Google closed the doors on Google Labs today. The ongoing projects aren’t disappearing; they’ll be absorbed into other departments, and many have already “graduated” into full-fledged products. The spirit and mission of the initiative will live on, just in a decidedly less centralised way.
Here are some of the coolest and most genuinely world-changing things that Google Labs’s mad scientists have cooked up through the years.
Google Maps is basically neck-and-neck with Gmail as far as Google’s most ubiquitous non-search product. It’s the most widely-used map service on the planet, available to 30 per cent of the world’s population, and is still expanding and adding features.
Sure it’s fun to troll bomb Google Suggest results into suggesting searches like “Did Hitler really perform in nude burlesque shows?” But Eric Schmidt wasn’t very far off when he said that “[Google]can more or less know what you’re thinking about.”
Google Docs and Spreadsheets
Back in 2006, most of us were still emailing things to ourselves if we wanted to access a file on another computer; synchronized online documents were so far ahead of their time that they didn’t really catch on for a few years. If Google ever wanted to hipster out on the internet, Google Docs is all the cred it would need. They’ve been doing the cloud thing since before you even know what it call it, man.
Google Alerts took the old school concept of the newsletter and mailing list and married it to the new school practice ingesting every damn piece of information on the internet. It’s an ingenius fusion of online laziness and ambition: We want to know everything that’s going on, but we can do without the hassle of scouting out and frequenting the actual sources.
One of the better identifiers of a true nerd is how devastated you were the day you lost your college access to JSTOR and other uber-nerd academic publications.

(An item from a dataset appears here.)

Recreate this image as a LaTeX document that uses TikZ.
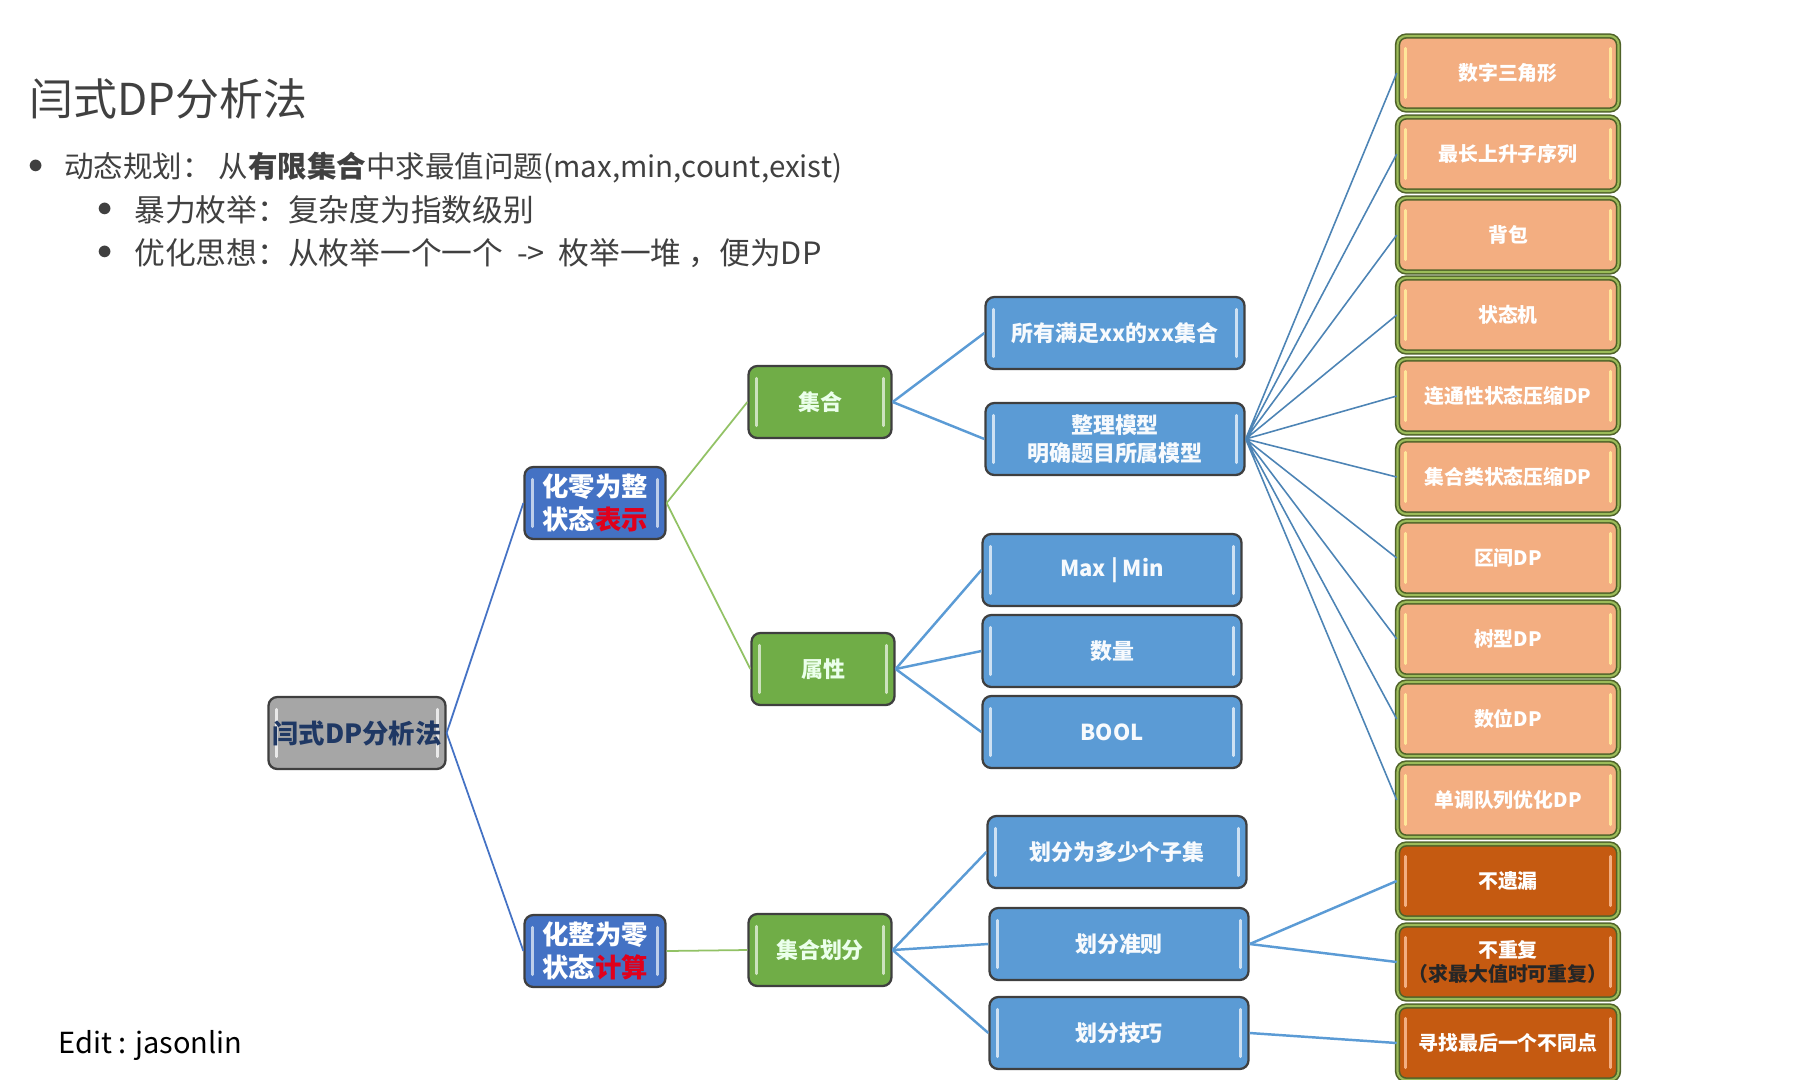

Google Scholar soothed away the nerd pain with a searchable index of freely accessible full text academic papers.
Search-by-image is pretty awesome. It just made its way to Google desktop a month ago, and we’re all pretty excited about it making an appearance in WP7 Mango. But Google’s been doing it with Google Goggles since late 2009. It’s really impressive, and a great example of how Google Labs helped keep Google ahead of the curve.
Sometimes knowing what you’re thinking isn’t good enough, and Google offers to step in and save you from yourself. Mail Goggles is a sobriety check for your email account that asks you to solve a series of maths problems before you’re allowed to send a dumbass 4am message to your boss. It’s the simple things, people.